Подъезжая к селу Осмутинскому, со мною встретилось десятка два подвод, возвращавшихся порожняками. Лица, одежда и самая упряжь показались знакомыми. Громко сказанные слова: ен (он) и яны (они) сразу объяснили мне, что это за люди и почему показались знакомыми.
— Здравствуйте, братцы! Вы курские?
— А курскаи, усе (все) как есть курскаи. А твоя милость откелича? С наших сторон, что ли-ча? — посыпались вопросы.
— Нет, братцы, я орловской, только долго жил в Курске.
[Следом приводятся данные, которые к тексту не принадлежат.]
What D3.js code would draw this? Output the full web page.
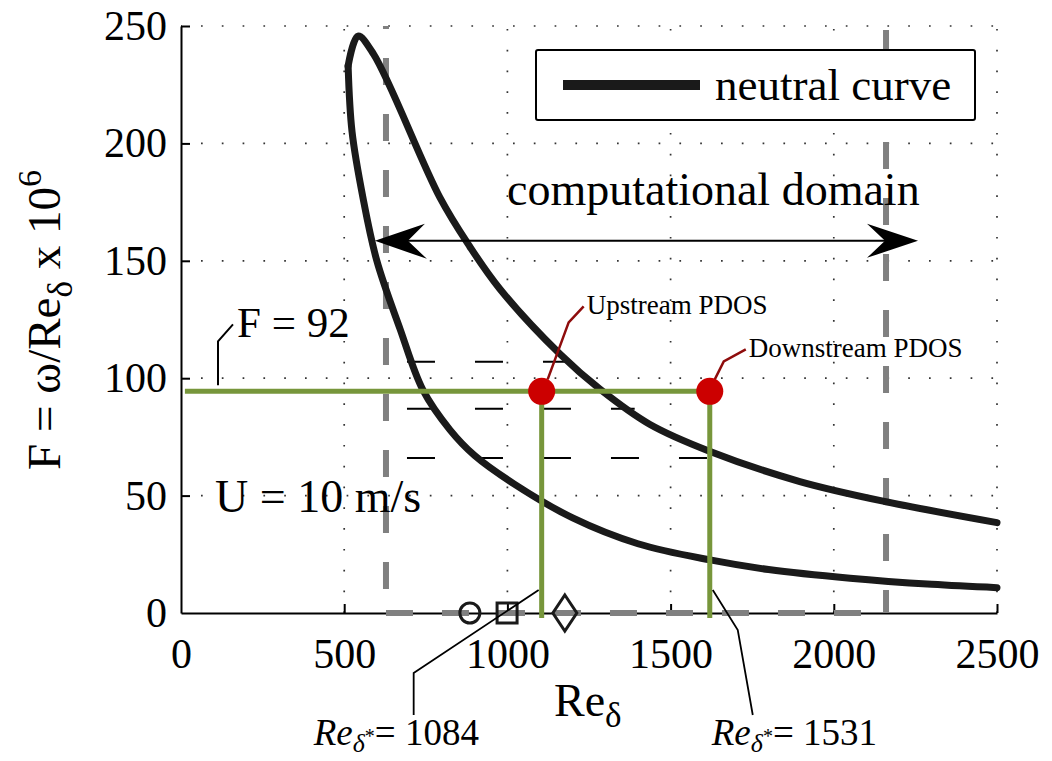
<!DOCTYPE html>
<html>
<head>
<meta charset="utf-8">
<script src="https://cdn.jsdelivr.net/npm/d3@7"></script>
<style>
body { margin: 0; background: #fff; }
svg text { font-family: "Liberation Serif", "Times New Roman", serif !important; fill: #000; }
</style>
</head>
<body>
<svg id="chart" width="1052" height="761"></svg>
<script>
//------------------------------------------------------------------------------
//Data
//------------------------------------------------------------------------------
var xTicks = [0, 500, 1000, 1500, 2000, 2500];
var yTicks = [0, 50, 100, 150, 200, 250];

// neutral curve, lower branch (Re, F)
var lowerRe = [512, 524, 558, 600, 671, 741, 824, 900, 1020, 1200, 1400, 1621, 1800, 2050, 2300, 2500];
var lowerF  = [233, 205, 176.5, 150, 121, 95, 78, 67, 55, 40.5, 29.5, 22.6, 18.5, 14.8, 12.2, 10.8];
// neutral curve, upper branch
var upperRe = [512, 542, 590, 793, 885, 977, 1161, 1284, 1437, 1621, 1896, 2160, 2500];
var upperF  = [233, 245.7, 238, 177, 156, 138, 110.3, 95.3, 80.3, 68.8, 56, 47.4, 38.5];

// computational domain limits
var domainRe = [628, 2160];
var arrowRe = [594, 2258];
var arrowF = 158.5;

// mesh lines (F levels and where they stop)
var meshF = [107, 87, 66];
var meshEndRe = [1190, 1390, 1680];

// forcing frequency and PDOS positions
var forcingF = 94.4;
var forcingLabel = "F = 92";
var pdosRe = [1105, 1620];
var pdosNames = ["Upstream PDOS", "Downstream PDOS"];
var pdosStarLabels = ["1084", "1531"];

// symbols along the wall
var markerRe = [885, 999, 1176];
var markerShape = ["circle", "square", "diamond"];

//------------------------------------------------------------------------------
//Setup
//------------------------------------------------------------------------------
var svg = d3.select("#chart");
var x = d3.scaleLinear().domain([0, 2500]).range([181, 997]);
var y = d3.scaleLinear().domain([0, 250]).range([613, 26]);

var green = "#77963b";
var grey = "#808080";
var curveCol = "#1a1a1a";
var darkRed = "#8e0c0c";

//------------------------------------------------------------------------------
//Grid
//------------------------------------------------------------------------------
var grid = svg.append("g");
xTicks.slice(1).forEach(function (t) {
  grid.append("line")
    .attr("x1", x(t)).attr("x2", x(t))
    .attr("y1", y(0)).attr("y2", y(250))
    .attr("stroke", "#333").attr("stroke-width", 1.7)
    .attr("stroke-dasharray", "1.7,19.1");
});
yTicks.slice(1).forEach(function (t) {
  grid.append("line")
    .attr("x1", x(0)).attr("x2", x(2500))
    .attr("y1", y(t)).attr("y2", y(t))
    .attr("stroke", "#333").attr("stroke-width", 1.7)
    .attr("stroke-dasharray", "1.7,19.1")
    .attr("stroke-dashoffset", -20);
});

//------------------------------------------------------------------------------
//Axes
//------------------------------------------------------------------------------
var xAxis = svg.append("g")
  .attr("transform", "translate(0," + y(0) + ")")
  .call(d3.axisBottom(x).tickValues(xTicks).tickFormat(d3.format("d"))
    .tickSizeInner(-9).tickSizeOuter(0).tickPadding(25));
var yAxis = svg.append("g")
  .attr("transform", "translate(" + x(0) + ",0)")
  .call(d3.axisLeft(y).tickValues(yTicks).tickFormat(d3.format("d"))
    .tickSizeInner(-9).tickSizeOuter(0).tickPadding(14));

[xAxis, yAxis].forEach(function (a) {
  a.attr("font-family", null).attr("font-size", null);
  a.select(".domain").attr("stroke", "#000").attr("stroke-width", 2);
  a.selectAll(".tick line").attr("stroke", "#000").attr("stroke-width", 2);
  a.selectAll(".tick text").style("font-size", "42px").attr("fill", "#000");
});
xAxis.selectAll(".tick").filter(function (d) { return d == 0; }).select("line").remove();
yAxis.selectAll(".tick").filter(function (d) { return d == 0; }).select("line").remove();

//------------------------------------------------------------------------------
//Computational domain (grey dashed)
//------------------------------------------------------------------------------
var dom = svg.append("g").attr("stroke", grey).attr("stroke-width", 6).attr("fill", "none");
dom.append("line")
  .attr("x1", x(domainRe[0])).attr("x2", x(domainRe[0]))
  .attr("y1", y(250)).attr("y2", y(0))
  .attr("stroke-dasharray", "27,29").attr("stroke-dashoffset", 24);
dom.append("line")
  .attr("x1", x(domainRe[1])).attr("x2", x(domainRe[1]))
  .attr("y1", y(250)).attr("y2", y(0))
  .attr("stroke-dasharray", "27,29").attr("stroke-dashoffset", 52);
dom.append("line")
  .attr("x1", x(domainRe[0])).attr("x2", x(domainRe[1]))
  .attr("y1", y(0)).attr("y2", y(0))
  .attr("stroke-dasharray", "27,29");

//------------------------------------------------------------------------------
//Mesh dashes
//------------------------------------------------------------------------------
meshF.forEach(function (f, i) {
  svg.append("line")
    .attr("x1", x(domainRe[0])).attr("x2", x(meshEndRe[i]))
    .attr("y1", y(f)).attr("y2", y(f))
    .attr("stroke", "#000").attr("stroke-width", 2)
    .attr("stroke-dasharray", "28,40").attr("stroke-dashoffset", 47);
});

//------------------------------------------------------------------------------
//Neutral curve
//------------------------------------------------------------------------------
var line = d3.line()
  .x(function (d) { return x(d[0]); })
  .y(function (d) { return y(d[1]); })
  .curve(d3.curveCatmullRom.alpha(0.5));

var lowerPts = lowerRe.map(function (r, i) { return [r, lowerF[i]]; });
var upperPts = upperRe.map(function (r, i) { return [r, upperF[i]]; });
[lowerPts, upperPts].forEach(function (pts) {
  svg.append("path")
    .attr("d", line(pts))
    .attr("fill", "none").attr("stroke", curveCol)
    .attr("stroke-width", 7).attr("stroke-linecap", "round").attr("stroke-linejoin", "round");
});

//------------------------------------------------------------------------------
//Wall symbols
//------------------------------------------------------------------------------
var marks = svg.append("g").attr("fill", "none").attr("stroke", "#1a1a1a").attr("stroke-width", 3);
markerRe.forEach(function (r, i) {
  var cx = x(r), cy = y(0);
  if (markerShape[i] == "circle") {
    marks.append("circle").attr("cx", cx).attr("cy", cy).attr("r", 10);
  } else if (markerShape[i] == "square") {
    marks.append("rect").attr("x", cx - 10).attr("y", cy - 10).attr("width", 20).attr("height", 20);
  } else {
    marks.append("path").attr("d", "M" + cx + "," + (cy - 18) + "L" + (cx + 12) + "," + cy +
      "L" + cx + "," + (cy + 18) + "L" + (cx - 12) + "," + cy + "Z");
  }
});

//------------------------------------------------------------------------------
//Forcing line and PDOS
//------------------------------------------------------------------------------
svg.append("line")
  .attr("x1", x(12)).attr("x2", x(pdosRe[1]))
  .attr("y1", y(forcingF)).attr("y2", y(forcingF))
  .attr("stroke", green).attr("stroke-width", 5);
pdosRe.forEach(function (r) {
  svg.append("line")
    .attr("x1", x(r)).attr("x2", x(r))
    .attr("y1", y(forcingF)).attr("y2", y(0) + 5)
    .attr("stroke", green).attr("stroke-width", 5);
});

// leaders to PDOS names
var leadUp = [[x(pdosRe[0]) + 6, y(forcingF) - 12], [x(pdosRe[0]) + 27, y(forcingF) - 69], [x(pdosRe[0]) + 42, y(forcingF) - 85]];
var leadDown = [[x(pdosRe[1]) + 1, y(forcingF) - 4], [x(pdosRe[1]) + 14, y(forcingF) - 30], [x(pdosRe[1]) + 36, y(forcingF) - 42]];
[leadUp, leadDown].forEach(function (p) {
  svg.append("path").attr("d", d3.line()(p))
    .attr("fill", "none").attr("stroke", darkRed).attr("stroke-width", 2.5);
});

pdosRe.forEach(function (r) {
  svg.append("circle").attr("cx", x(r)).attr("cy", y(forcingF)).attr("r", 13.5).attr("fill", "#cc0000");
});

svg.append("text").attr("x", leadUp[2][0] + 3).attr("y", leadUp[2][1] + 8)
  .style("font-size", "27px").text(pdosNames[0]);
svg.append("text").attr("x", leadDown[2][0] + 3).attr("y", leadDown[2][1] + 8)
  .style("font-size", "27px").text(pdosNames[1]);

//------------------------------------------------------------------------------
//Arrow for the computational domain
//------------------------------------------------------------------------------
var ay = y(arrowF), ax0 = x(arrowRe[0]), ax1 = x(arrowRe[1]);
svg.append("line").attr("x1", ax0 + 20).attr("x2", ax1 - 20).attr("y1", ay).attr("y2", ay)
  .attr("stroke", "#000").attr("stroke-width", 2);
svg.append("path")
  .attr("d", "M" + ax0 + "," + ay + "L" + (ax0 + 50) + "," + (ay - 17) + "L" + (ax0 + 33) + "," + ay +
    "L" + (ax0 + 52) + "," + (ay + 18) + "Z")
  .attr("fill", "#000");
svg.append("path")
  .attr("d", "M" + ax1 + "," + ay + "L" + (ax1 - 51) + "," + (ay - 17) + "L" + (ax1 - 33) + "," + ay +
    "L" + (ax1 - 51) + "," + (ay + 17) + "Z")
  .attr("fill", "#000");
svg.append("text").attr("x", 507).attr("y", 205).style("font-size", "46px").text("computational domain");

//------------------------------------------------------------------------------
//Annotations
//------------------------------------------------------------------------------
var fy = y(forcingF);
svg.append("path").attr("d", d3.line()([[218, fy - 6], [218, fy - 50], [233, fy - 67]]))
  .attr("fill", "none").attr("stroke", "#000").attr("stroke-width", 2);
svg.append("text").attr("x", 237).attr("y", 337).style("font-size", "43px").text(forcingLabel);
svg.append("text").attr("x", 215).attr("y", 512).style("font-size", "46px").text("U = 10 m/s");

// Re_delta* labels under the axis
var wy = y(0);
var leadL = [[x(pdosRe[0]) - 3, wy - 23], [x(pdosRe[0]) - 128, wy + 60], [x(pdosRe[0]) - 128, wy + 102]];
var leadR = [[x(pdosRe[1]) + 3, wy - 23], [x(pdosRe[1]) + 28, wy + 17], [x(pdosRe[1]) + 43, wy + 102]];
[leadL, leadR].forEach(function (p) {
  svg.append("path").attr("d", d3.line()(p))
    .attr("fill", "none").attr("stroke", "#000").attr("stroke-width", 1.8);
});
function reStar(x0, val) {
  var t = svg.append("text").attr("x", x0).attr("y", 745).style("font-size", "37px");
  t.append("tspan").style("font-style", "italic").text("Re");
  t.append("tspan").attr("dy", 7).style("font-size", "26px").style("font-style", "italic").text("δ");
  t.append("tspan").attr("dy", -9).style("font-size", "20px").text("*");
  t.append("tspan").attr("dy", 2).text("= " + val);
}
reStar(leadL[2][0] - 100, pdosStarLabels[0]);
reStar(leadR[2][0] - 41, pdosStarLabels[1]);

//------------------------------------------------------------------------------
//Axis labels
//------------------------------------------------------------------------------
var xl = svg.append("text").attr("x", 554).attr("y", 716).style("font-size", "46px");
xl.append("tspan").text("Re");
xl.append("tspan").attr("dy", 11).style("font-size", "35px").text("δ");

var yl = svg.append("text").attr("transform", "translate(60,320) rotate(-90)")
  .attr("text-anchor", "middle").style("font-size", "47px");
yl.append("tspan").text("F = ω/Re");
yl.append("tspan").attr("dy", 12).style("font-size", "35px").text("δ");
yl.append("tspan").attr("dy", -12).text(" x 10");
yl.append("tspan").attr("dy", -19).style("font-size", "34px").text("6");

//------------------------------------------------------------------------------
//Legend
//------------------------------------------------------------------------------
var leg = svg.append("g");
leg.append("rect").attr("x", 536).attr("y", 50).attr("width", 439).attr("height", 70).attr("rx", 2)
  .attr("fill", "#fff").attr("stroke", "#000").attr("stroke-width", 2);
leg.append("line").attr("x1", 563).attr("x2", 700).attr("y1", 85).attr("y2", 85)
  .attr("stroke", curveCol).attr("stroke-width", 10);
leg.append("text").attr("x", 715).attr("y", 100).style("font-size", "45px").text("neutral curve");
</script>
</body>
</html>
— Орловской, что значит сосед, усе едино. — Ребята, снявши шапки, побросали телеги и обступили повозку. Молодые парни, по курскому обычаю, молча разинули рты (признак особого внимания). Душою я невольно перенесся на родину.
— Давно вы переселились?
— Дамно. Годов тридцать есть; ети усе понародились здесева; я мальчонкой пришел, — отозвался мужик постарше. — Стариков много примерло, а кое-какие ешшо есть.
— Где же вы живете?
— А тут поблизости, версты четыре.
— И где четыре! ня буде четырех, — три.
— Я табе говорю, четыре.
— А я табе говорю, три.
Спор поднялся”.
Полковник Турбин заинтересовался земляками и велел свернуть в их деревню, которую они назвали “Плетневе”, потому что выселены из села этого наименования в Курской губернии. Описав весьма живо, кратко и картинно свой въезд в село и изменение в костюме курян в Сибири, автор так описывает их тоску по родине.